| THE EXERCISE |
Pictures within the data are to be left out; everything else must be reproduced exactly.
╭──
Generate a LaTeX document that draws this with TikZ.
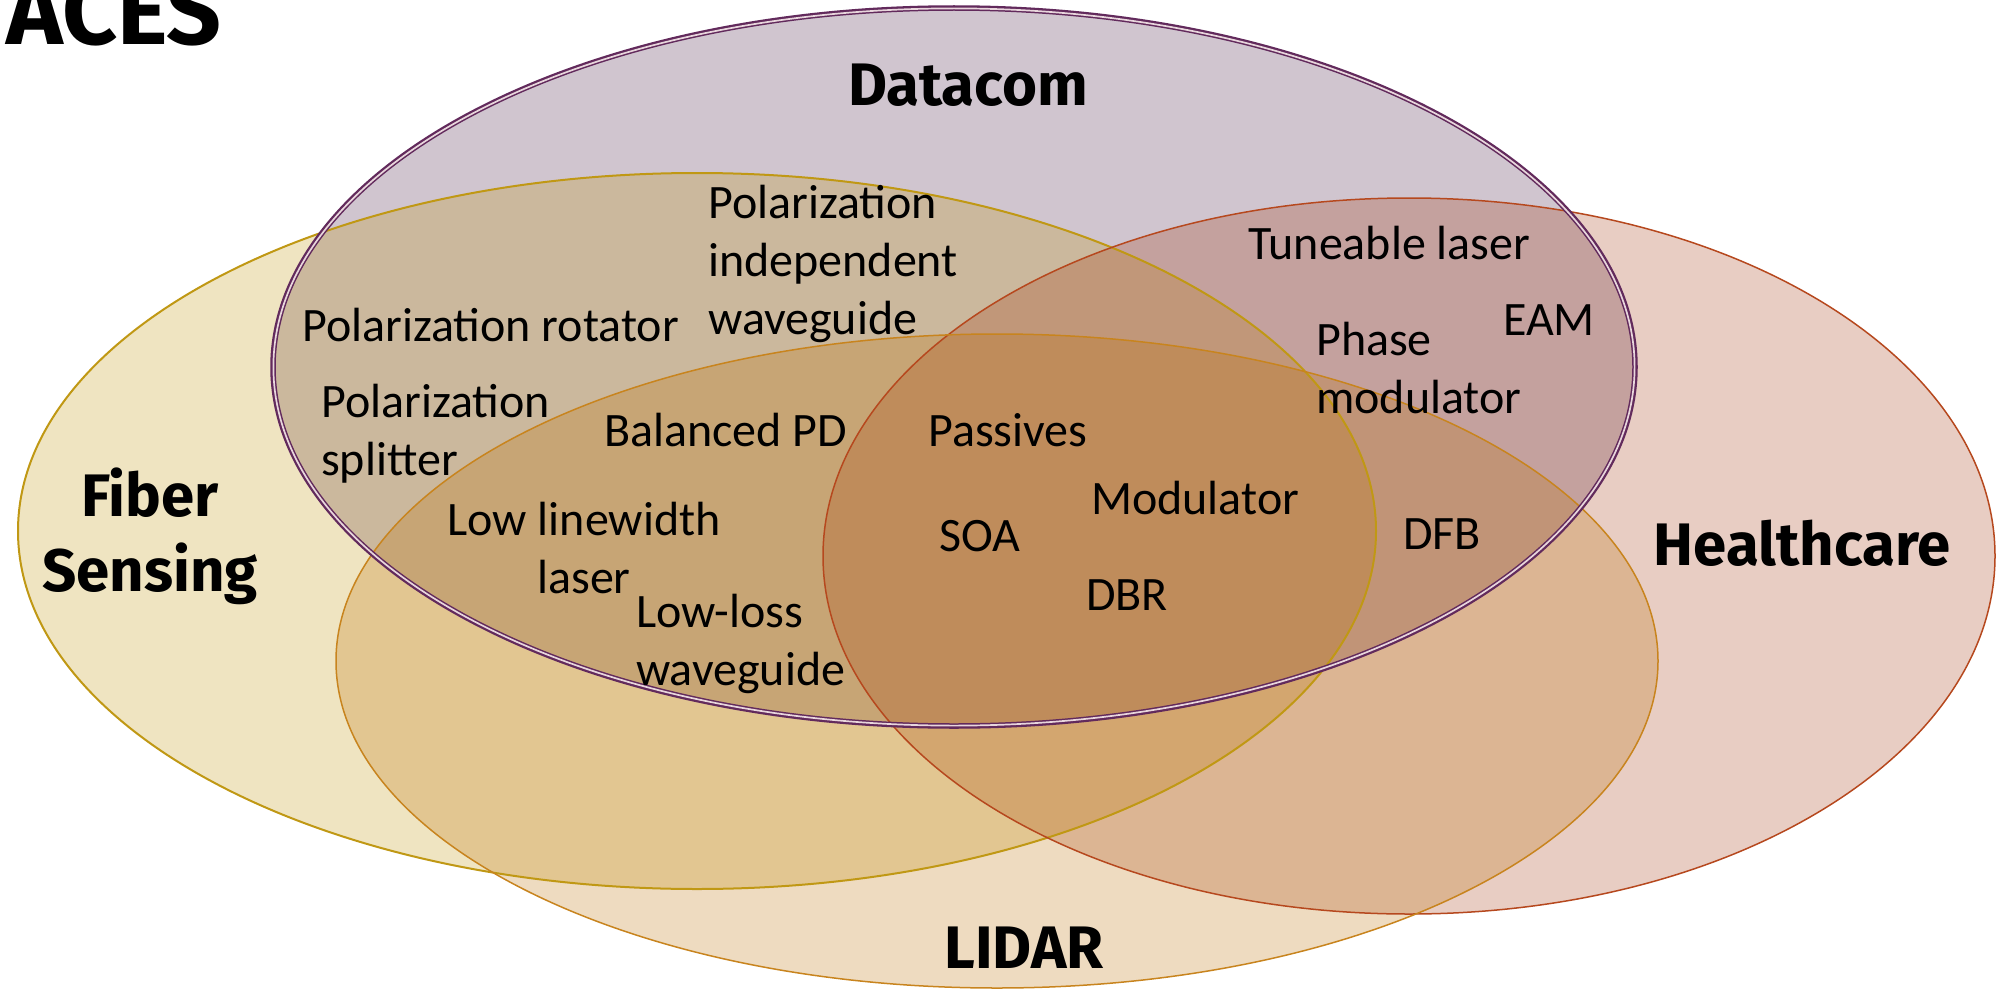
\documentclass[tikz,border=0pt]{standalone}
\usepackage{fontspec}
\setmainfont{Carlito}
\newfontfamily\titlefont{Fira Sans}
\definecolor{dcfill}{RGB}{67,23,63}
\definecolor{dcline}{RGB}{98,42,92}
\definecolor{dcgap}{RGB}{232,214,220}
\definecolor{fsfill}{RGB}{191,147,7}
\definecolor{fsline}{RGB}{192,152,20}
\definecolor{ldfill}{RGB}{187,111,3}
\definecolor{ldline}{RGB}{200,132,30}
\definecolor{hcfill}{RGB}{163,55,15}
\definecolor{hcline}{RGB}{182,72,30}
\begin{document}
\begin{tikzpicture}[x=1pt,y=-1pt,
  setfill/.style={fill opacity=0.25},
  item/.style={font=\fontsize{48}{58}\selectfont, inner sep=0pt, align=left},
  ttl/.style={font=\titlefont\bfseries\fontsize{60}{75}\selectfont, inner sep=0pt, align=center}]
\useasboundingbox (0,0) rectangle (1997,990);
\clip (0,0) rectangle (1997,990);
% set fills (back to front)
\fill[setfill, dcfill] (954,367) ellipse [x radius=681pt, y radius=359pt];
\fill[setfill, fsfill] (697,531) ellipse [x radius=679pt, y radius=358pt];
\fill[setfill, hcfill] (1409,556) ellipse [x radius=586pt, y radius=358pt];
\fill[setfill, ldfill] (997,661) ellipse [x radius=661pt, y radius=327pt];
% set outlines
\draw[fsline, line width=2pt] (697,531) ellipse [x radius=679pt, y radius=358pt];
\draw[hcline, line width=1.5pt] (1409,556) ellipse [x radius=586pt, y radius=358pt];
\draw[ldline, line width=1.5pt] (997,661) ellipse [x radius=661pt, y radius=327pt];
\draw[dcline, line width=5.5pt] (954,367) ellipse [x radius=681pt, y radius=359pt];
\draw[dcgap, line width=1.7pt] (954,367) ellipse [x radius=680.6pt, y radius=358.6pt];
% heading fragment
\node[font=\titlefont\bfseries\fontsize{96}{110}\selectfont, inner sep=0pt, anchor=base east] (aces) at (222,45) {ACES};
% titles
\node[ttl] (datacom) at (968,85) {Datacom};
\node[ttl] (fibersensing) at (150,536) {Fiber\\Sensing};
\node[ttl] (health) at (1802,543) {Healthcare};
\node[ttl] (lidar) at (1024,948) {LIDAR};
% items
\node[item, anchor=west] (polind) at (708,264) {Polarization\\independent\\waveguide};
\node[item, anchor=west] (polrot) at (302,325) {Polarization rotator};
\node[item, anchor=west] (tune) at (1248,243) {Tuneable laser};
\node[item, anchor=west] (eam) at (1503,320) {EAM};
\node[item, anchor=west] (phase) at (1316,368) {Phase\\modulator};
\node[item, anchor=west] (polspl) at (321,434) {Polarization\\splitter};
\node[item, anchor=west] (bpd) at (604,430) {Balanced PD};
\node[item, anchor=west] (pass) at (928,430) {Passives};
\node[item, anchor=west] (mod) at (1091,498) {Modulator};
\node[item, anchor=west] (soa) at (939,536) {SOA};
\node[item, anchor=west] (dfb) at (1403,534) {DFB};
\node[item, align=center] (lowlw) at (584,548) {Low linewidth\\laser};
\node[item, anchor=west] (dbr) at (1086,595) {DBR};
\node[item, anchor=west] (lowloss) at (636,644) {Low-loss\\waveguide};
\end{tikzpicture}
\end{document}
╰──
| CORRECT OUTPUT |
Generate a LaTeX document that draws this with TikZ.
\documentclass[tikz,border=0pt]{standalone}
\usepackage{fontspec}
\setmainfont{Carlito}
\newfontfamily\titlefont{Fira Sans}
\definecolor{dcfill}{RGB}{67,23,63}
\definecolor{dcline}{RGB}{98,42,92}
\definecolor{dcgap}{RGB}{232,214,220}
\definecolor{fsfill}{RGB}{191,147,7}
\definecolor{fsline}{RGB}{192,152,20}
\definecolor{ldfill}{RGB}{187,111,3}
\definecolor{ldline}{RGB}{200,132,30}
\definecolor{hcfill}{RGB}{163,55,15}
\definecolor{hcline}{RGB}{182,72,30}
\begin{document}
\begin{tikzpicture}[x=1pt,y=-1pt,
  setfill/.style={fill opacity=0.25},
  item/.style={font=\fontsize{48}{58}\selectfont, inner sep=0pt, align=left},
  ttl/.style={font=\titlefont\bfseries\fontsize{60}{75}\selectfont, inner sep=0pt, align=center}]
\useasboundingbox (0,0) rectangle (1997,990);
\clip (0,0) rectangle (1997,990);
% set fills (back to front)
\fill[setfill, dcfill] (954,367) ellipse [x radius=681pt, y radius=359pt];
\fill[setfill, fsfill] (697,531) ellipse [x radius=679pt, y radius=358pt];
\fill[setfill, hcfill] (1409,556) ellipse [x radius=586pt, y radius=358pt];
\fill[setfill, ldfill] (997,661) ellipse [x radius=661pt, y radius=327pt];
% set outlines
\draw[fsline, line width=2pt] (697,531) ellipse [x radius=679pt, y radius=358pt];
\draw[hcline, line width=1.5pt] (1409,556) ellipse [x radius=586pt, y radius=358pt];
\draw[ldline, line width=1.5pt] (997,661) ellipse [x radius=661pt, y radius=327pt];
\draw[dcline, line width=5.5pt] (954,367) ellipse [x radius=681pt, y radius=359pt];
\draw[dcgap, line width=1.7pt] (954,367) ellipse [x radius=680.6pt, y radius=358.6pt];
% heading fragment
\node[font=\titlefont\bfseries\fontsize{96}{110}\selectfont, inner sep=0pt, anchor=base east] (aces) at (222,45) {ACES};
% titles
\node[ttl] (datacom) at (968,85) {Datacom};
\node[ttl] (fibersensing) at (150,536) {Fiber\\Sensing};
\node[ttl] (health) at (1802,543) {Healthcare};
\node[ttl] (lidar) at (1024,948) {LIDAR};
% items
\node[item, anchor=west] (polind) at (708,264) {Polarization\\independent\\waveguide};
\node[item, anchor=west] (polrot) at (302,325) {Polarization rotator};
\node[item, anchor=west] (tune) at (1248,243) {Tuneable laser};
\node[item, anchor=west] (eam) at (1503,320) {EAM};
\node[item, anchor=west] (phase) at (1316,368) {Phase\\modulator};
\node[item, anchor=west] (polspl) at (321,434) {Polarization\\splitter};
\node[item, anchor=west] (bpd) at (604,430) {Balanced PD};
\node[item, anchor=west] (pass) at (928,430) {Passives};
\node[item, anchor=west] (mod) at (1091,498) {Modulator};
\node[item, anchor=west] (soa) at (939,536) {SOA};
\node[item, anchor=west] (dfb) at (1403,534) {DFB};
\node[item, align=center] (lowlw) at (584,548) {Low linewidth\\laser};
\node[item, anchor=west] (dbr) at (1086,595) {DBR};
\node[item, anchor=west] (lowloss) at (636,644) {Low-loss\\waveguide};
\end{tikzpicture}
\end{document}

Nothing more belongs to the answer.